Fat and Shallots Brought from Across the Sea
The foundation of Taiwanese flavor was not born on the island. Much of it arrived with migrants from Fujian. Their everyday tools were pork fat and shallots. Oil in the pan was lard, and fragrance centered on alliums. Meat was stir-fried, vegetables were simmered, and everything was finished with fat. Heavy methods built for fullness traveled with them.
But they could not remain unchanged. Taiwan was hotter and more humid than Fujian. Ingredients spoiled faster, and oils oxidized quickly. The mainland system of fat and fresh aromatics could not survive as it was.
Subtropical Preservation Through Aroma
In heat and moisture, raw shallots did not last. Before refrigeration, the solution was frying them in lard, removing water and sealing them in oil. What emerged was fried shallots, a preservation method disguised as seasoning. It was a way to keep Fujian flavor alive in island conditions.
The same problem appeared with meat. Heat brought odor quickly, especially from off-cuts. Strong fragrance became necessary not for pleasure but for usability. Star anise provided sweetness and reach, covering decline while maintaining appetite. It was not taste alone but adaptation.
Together, fried shallots and star anise formed practical tools for cooking in the subtropics.

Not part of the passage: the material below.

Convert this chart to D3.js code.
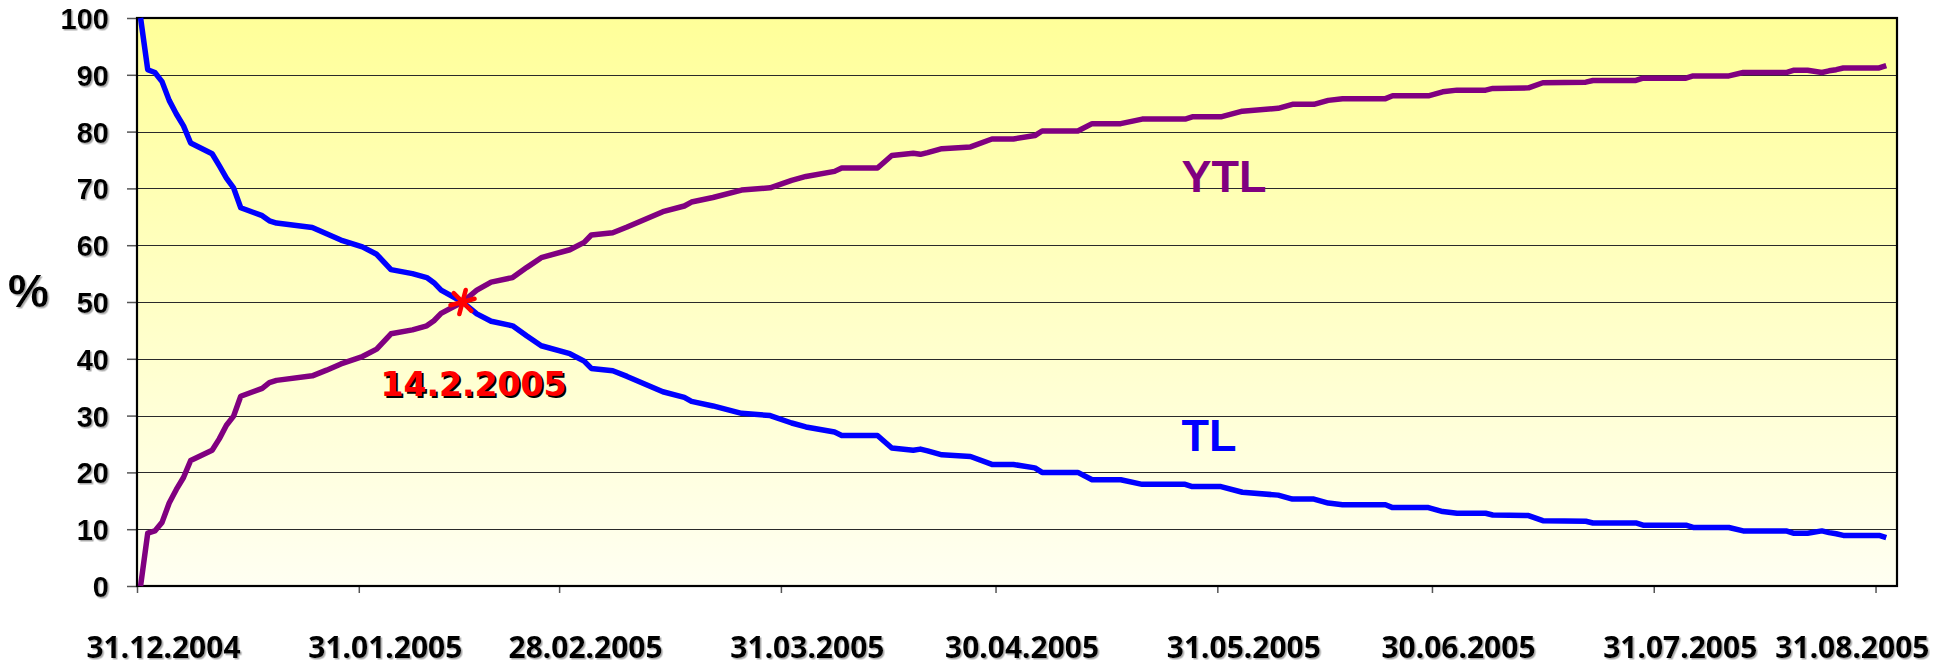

Sweetness, Industry, and the Sea
The sweetness and thickness of Taiwanese soy sauce did not arise naturally. During Japanese rule, sugar production expanded massively, turning sweetness into a daily resource. At the same time, Japanese simmered dishes introduced sweetened soy-based sauces. Reducing, thickening, and rounding flavors became common. From this mix emerged thick soy sauce, neither Fujian nor Japanese, but industrial and cultural layers combined.
Sha cha sauce arrived by water rather than land. Workers traveling through Southeast Asia encountered satay and spice culture, then returned with techniques. Peanuts, dried seafood, oil, and spice were rebuilt in Chinese woks into something new. This condiment reflects Taiwan’s connection to the southern seas rather than the mainland.
Flavors Chosen to Endure
Seen together, the four pillars were not chef inventions. Memories of pork fat crossed the strait, transformed into preservation under heat, absorbed sweetness through colonial industry, and gathered spice through maritime exchange. What remains is the taste that endured.
The scent drifting through Taiwan’s streets may not be the product of culinary ambition but of layered adaptation. It feels less like luxury and more like the accumulated record of survival.